* PROBLEM STATEMENT *
No pictures belong in the copy; return exactly the lines from the one with "Rebuild this diagram" through the one with "will contact the", both ends included, and nothing else.

* INFORMATION SUPPLIED *

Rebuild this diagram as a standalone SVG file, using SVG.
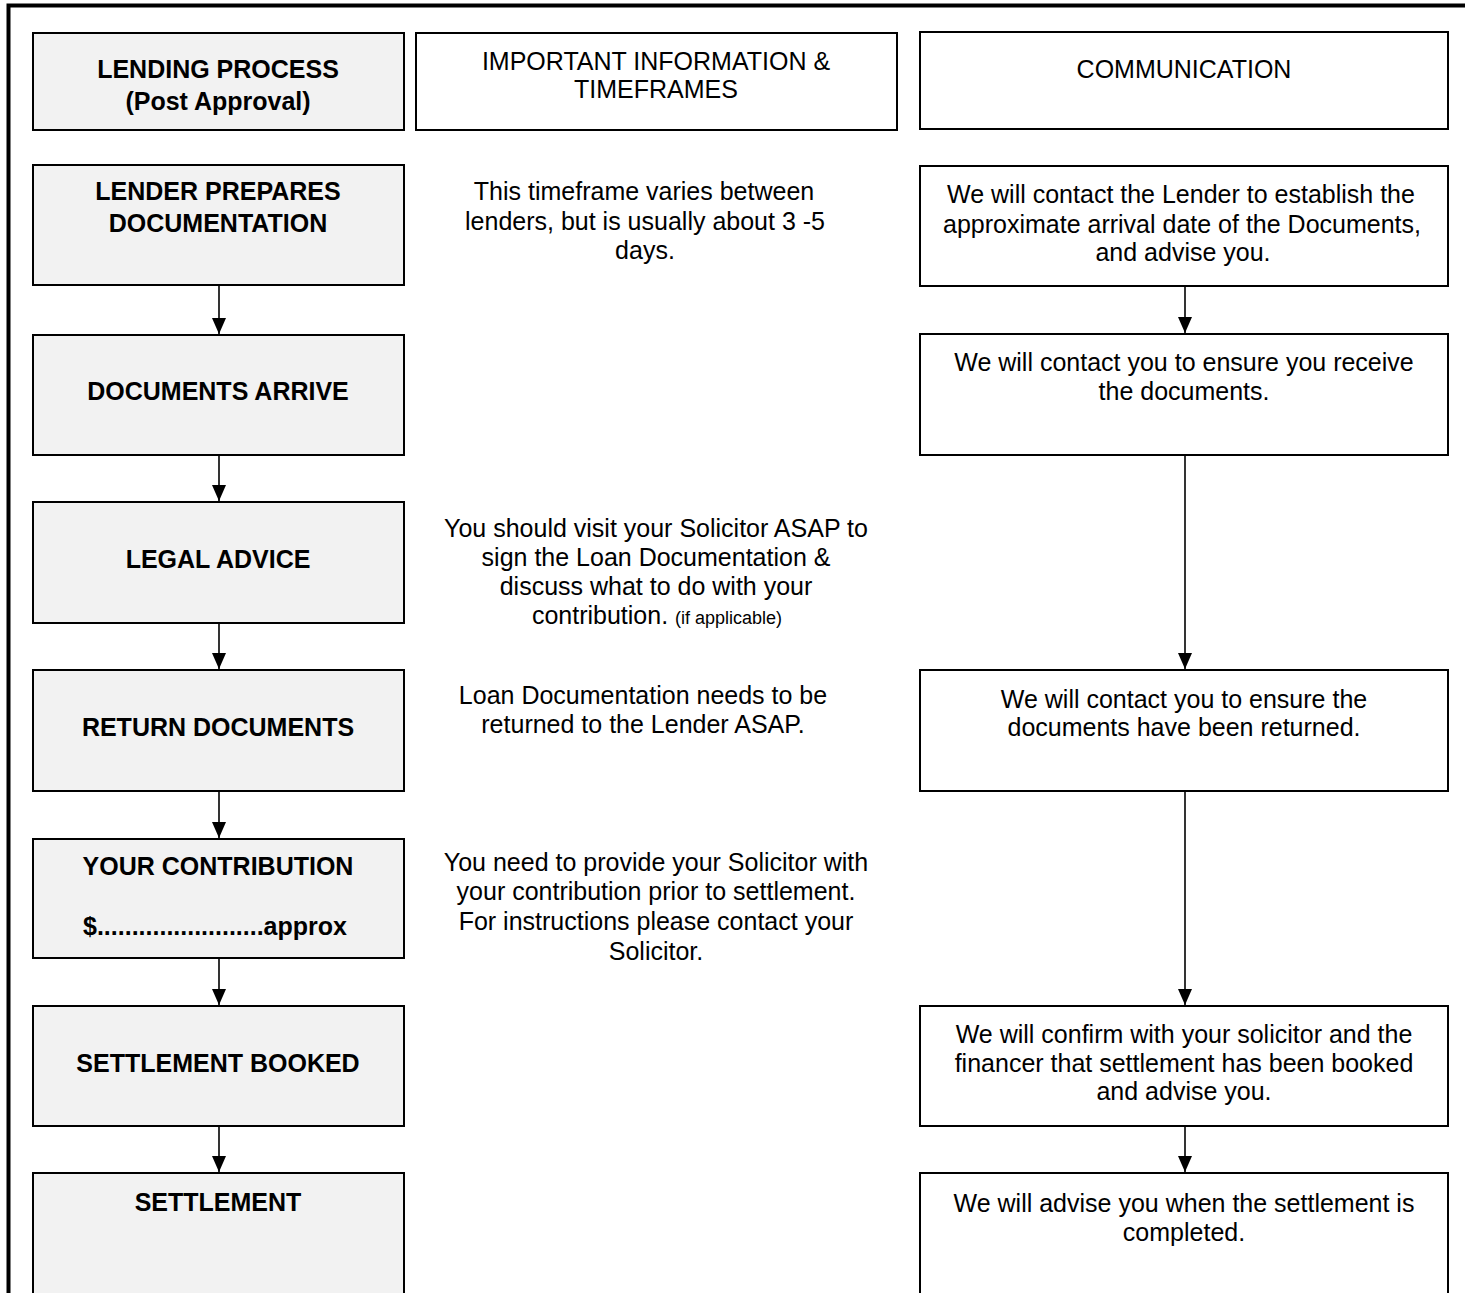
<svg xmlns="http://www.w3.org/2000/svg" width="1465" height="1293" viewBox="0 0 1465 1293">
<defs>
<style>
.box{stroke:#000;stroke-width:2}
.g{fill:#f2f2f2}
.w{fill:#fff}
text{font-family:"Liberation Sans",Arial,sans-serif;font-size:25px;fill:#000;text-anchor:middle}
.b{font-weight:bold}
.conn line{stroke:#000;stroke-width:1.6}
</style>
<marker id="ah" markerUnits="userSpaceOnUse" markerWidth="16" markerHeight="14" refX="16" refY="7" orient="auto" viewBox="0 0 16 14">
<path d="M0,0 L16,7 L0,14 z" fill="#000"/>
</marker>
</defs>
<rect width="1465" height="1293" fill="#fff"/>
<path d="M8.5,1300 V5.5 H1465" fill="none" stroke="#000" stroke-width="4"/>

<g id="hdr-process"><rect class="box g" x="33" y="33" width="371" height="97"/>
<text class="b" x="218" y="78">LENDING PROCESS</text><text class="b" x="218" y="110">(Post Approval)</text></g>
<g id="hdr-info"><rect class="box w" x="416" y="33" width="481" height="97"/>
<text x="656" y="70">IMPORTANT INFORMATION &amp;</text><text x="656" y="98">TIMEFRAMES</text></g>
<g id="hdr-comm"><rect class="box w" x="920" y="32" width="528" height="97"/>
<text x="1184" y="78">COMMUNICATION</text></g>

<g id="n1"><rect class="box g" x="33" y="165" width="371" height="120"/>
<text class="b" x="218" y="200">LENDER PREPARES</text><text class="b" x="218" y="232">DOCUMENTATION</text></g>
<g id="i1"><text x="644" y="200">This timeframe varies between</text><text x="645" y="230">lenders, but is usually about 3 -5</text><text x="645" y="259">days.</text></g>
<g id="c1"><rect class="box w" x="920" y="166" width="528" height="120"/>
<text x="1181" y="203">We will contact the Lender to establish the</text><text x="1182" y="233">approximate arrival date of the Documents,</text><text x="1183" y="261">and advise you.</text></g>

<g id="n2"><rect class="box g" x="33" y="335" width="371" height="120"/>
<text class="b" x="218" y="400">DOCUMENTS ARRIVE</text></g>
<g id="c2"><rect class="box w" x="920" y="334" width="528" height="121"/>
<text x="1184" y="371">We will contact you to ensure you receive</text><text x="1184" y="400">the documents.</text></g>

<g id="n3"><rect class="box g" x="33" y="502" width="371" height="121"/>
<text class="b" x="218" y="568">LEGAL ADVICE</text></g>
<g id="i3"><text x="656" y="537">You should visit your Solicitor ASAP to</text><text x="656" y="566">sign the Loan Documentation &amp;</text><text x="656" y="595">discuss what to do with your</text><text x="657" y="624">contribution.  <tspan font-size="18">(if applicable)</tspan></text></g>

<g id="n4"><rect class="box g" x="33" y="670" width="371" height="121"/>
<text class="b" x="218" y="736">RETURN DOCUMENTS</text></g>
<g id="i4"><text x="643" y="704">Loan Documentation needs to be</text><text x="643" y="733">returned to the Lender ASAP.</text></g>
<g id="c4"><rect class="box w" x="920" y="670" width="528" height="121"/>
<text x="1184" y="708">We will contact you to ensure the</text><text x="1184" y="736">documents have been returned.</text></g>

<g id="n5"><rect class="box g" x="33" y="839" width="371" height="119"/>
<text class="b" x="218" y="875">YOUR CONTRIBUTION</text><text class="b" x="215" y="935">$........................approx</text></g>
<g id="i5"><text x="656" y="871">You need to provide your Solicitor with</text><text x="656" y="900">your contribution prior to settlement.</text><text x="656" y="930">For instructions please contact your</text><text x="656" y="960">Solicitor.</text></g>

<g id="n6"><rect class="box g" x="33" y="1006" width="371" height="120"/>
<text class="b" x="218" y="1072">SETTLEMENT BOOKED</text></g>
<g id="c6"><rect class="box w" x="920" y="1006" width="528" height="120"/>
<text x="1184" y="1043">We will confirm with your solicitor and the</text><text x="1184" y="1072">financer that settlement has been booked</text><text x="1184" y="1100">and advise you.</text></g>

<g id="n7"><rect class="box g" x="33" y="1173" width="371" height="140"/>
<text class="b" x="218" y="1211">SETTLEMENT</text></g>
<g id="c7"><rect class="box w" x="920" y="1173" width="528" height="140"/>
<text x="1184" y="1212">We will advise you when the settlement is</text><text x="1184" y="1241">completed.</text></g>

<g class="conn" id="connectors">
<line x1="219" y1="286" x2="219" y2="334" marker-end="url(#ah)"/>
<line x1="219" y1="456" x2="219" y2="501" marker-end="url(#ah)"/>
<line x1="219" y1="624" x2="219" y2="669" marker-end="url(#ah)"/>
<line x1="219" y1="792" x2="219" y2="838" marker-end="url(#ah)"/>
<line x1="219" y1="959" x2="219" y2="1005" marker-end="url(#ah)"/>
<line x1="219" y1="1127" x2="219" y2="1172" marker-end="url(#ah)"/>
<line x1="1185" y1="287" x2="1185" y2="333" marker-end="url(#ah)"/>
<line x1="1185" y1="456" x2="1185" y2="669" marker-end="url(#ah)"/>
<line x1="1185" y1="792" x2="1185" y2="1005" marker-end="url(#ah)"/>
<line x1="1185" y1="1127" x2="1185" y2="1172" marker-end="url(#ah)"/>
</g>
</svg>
==
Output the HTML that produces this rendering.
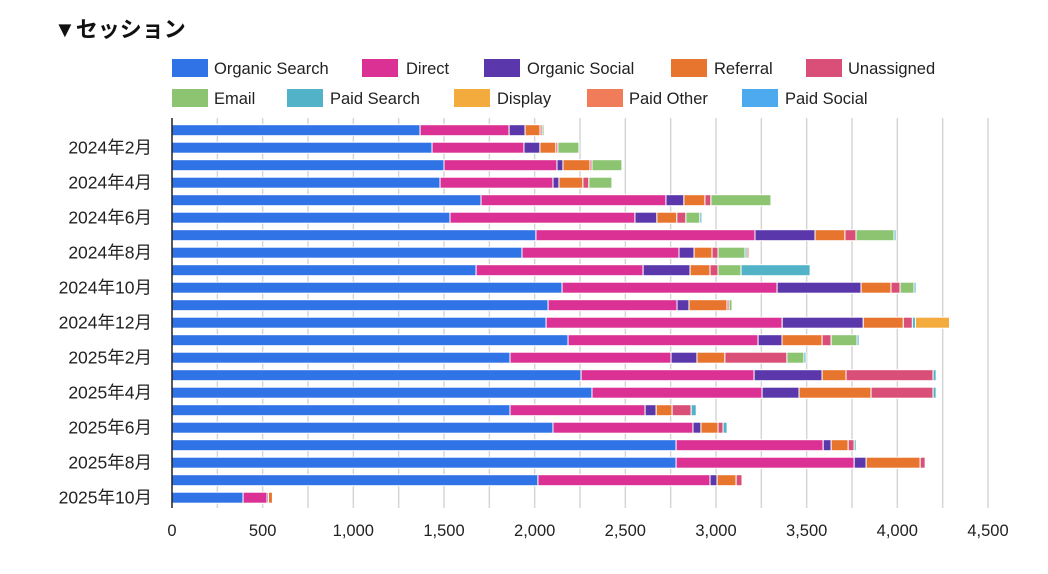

* COMPLETE ANSWER *
Rebuild this diagram as a standalone SVG file, using SVG.
<svg xmlns="http://www.w3.org/2000/svg" width="1465" height="1293" viewBox="0 0 1465 1293">
<defs>
<style>
.box{stroke:#000;stroke-width:2}
.g{fill:#f2f2f2}
.w{fill:#fff}
text{font-family:"Liberation Sans",Arial,sans-serif;font-size:25px;fill:#000;text-anchor:middle}
.b{font-weight:bold}
.conn line{stroke:#000;stroke-width:1.6}
</style>
<marker id="ah" markerUnits="userSpaceOnUse" markerWidth="16" markerHeight="14" refX="16" refY="7" orient="auto" viewBox="0 0 16 14">
<path d="M0,0 L16,7 L0,14 z" fill="#000"/>
</marker>
</defs>
<rect width="1465" height="1293" fill="#fff"/>
<path d="M8.5,1300 V5.5 H1465" fill="none" stroke="#000" stroke-width="4"/>

<g id="hdr-process"><rect class="box g" x="33" y="33" width="371" height="97"/>
<text class="b" x="218" y="78">LENDING PROCESS</text><text class="b" x="218" y="110">(Post Approval)</text></g>
<g id="hdr-info"><rect class="box w" x="416" y="33" width="481" height="97"/>
<text x="656" y="70">IMPORTANT INFORMATION &amp;</text><text x="656" y="98">TIMEFRAMES</text></g>
<g id="hdr-comm"><rect class="box w" x="920" y="32" width="528" height="97"/>
<text x="1184" y="78">COMMUNICATION</text></g>

<g id="n1"><rect class="box g" x="33" y="165" width="371" height="120"/>
<text class="b" x="218" y="200">LENDER PREPARES</text><text class="b" x="218" y="232">DOCUMENTATION</text></g>
<g id="i1"><text x="644" y="200">This timeframe varies between</text><text x="645" y="230">lenders, but is usually about 3 -5</text><text x="645" y="259">days.</text></g>
<g id="c1"><rect class="box w" x="920" y="166" width="528" height="120"/>
<text x="1181" y="203">We will contact the Lender to establish the</text><text x="1182" y="233">approximate arrival date of the Documents,</text><text x="1183" y="261">and advise you.</text></g>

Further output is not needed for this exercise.